Increasing resiliency of an on-prem Elastic stack implementation

Hi!

We have an on-prem setup running 8.15.1

We use this to index/visualize logs coming off of a firewall

The setup is like this -
Firewall --(Systlog)-->Syslog Server--(file input)-->Filebeat-->Redis-->Logstash-->Elasticsearch cluster

Recently we had a 5x spike in logs from the firewall. This led to the redis queue being overwhelmed and becoming unresponsive.

We have managed to trace cause of the spike and address the issue.

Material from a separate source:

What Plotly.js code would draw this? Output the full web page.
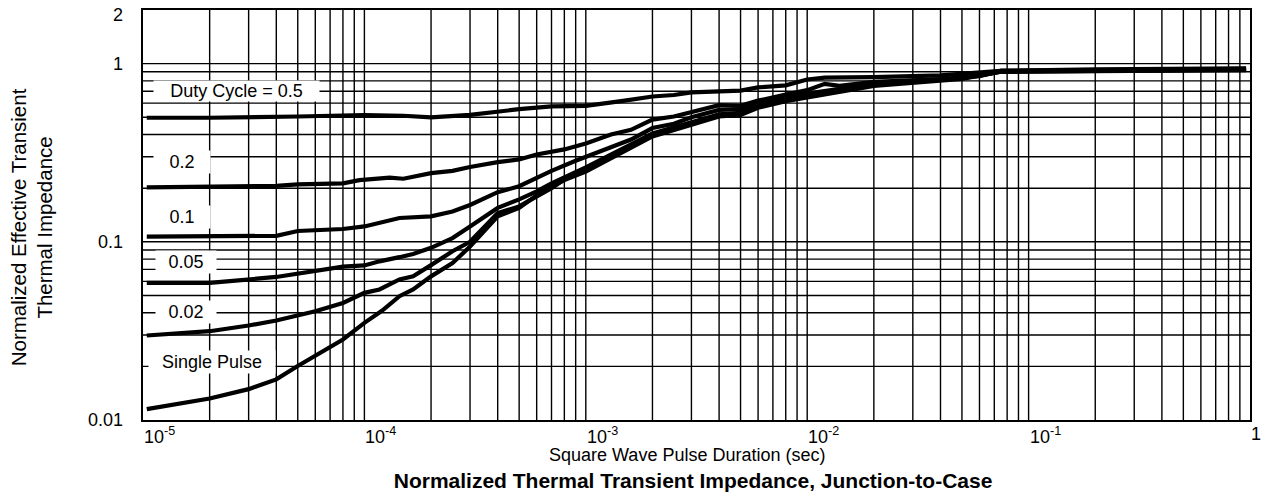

However, this got me thinking if there were any protections in place to prevent such an event overwhelming the setup again.

Here is where i am hoping to hear from the members here, is there any way we can:
a) set a limit on the number of events filebeat pushes into Redis per second b) would this be possible while not dropping the events above the limit (as the events are being read off of a file and not a stream)

thanks in advance.

cheers!

Hello and welcome,

If for some reason filebeat cannot output events, it will backoff on the input, since it is reading from a file it will stop reading until it can output events again.

It has an internal queue, which is on memory per default, and when this queue is full it does not accept new events until events on the queue begin to be sent to the output again.

When reading from files normally this does not lead to data loss, but on some specific cases it can happens like when the file rotates and the old file is deleted for example.

Are you required to use Redis? I have a similar setup, but using Kafka.

I had some issues with redis in the past and decided to switch to Kafka, it adds a little more overhead on management, but in my case it performs way way better.

What I have is:

Firewalls -> Logstash (tcp input, kafka output) -> Kafka -> Logstash (Kafka input, elasticsearch output).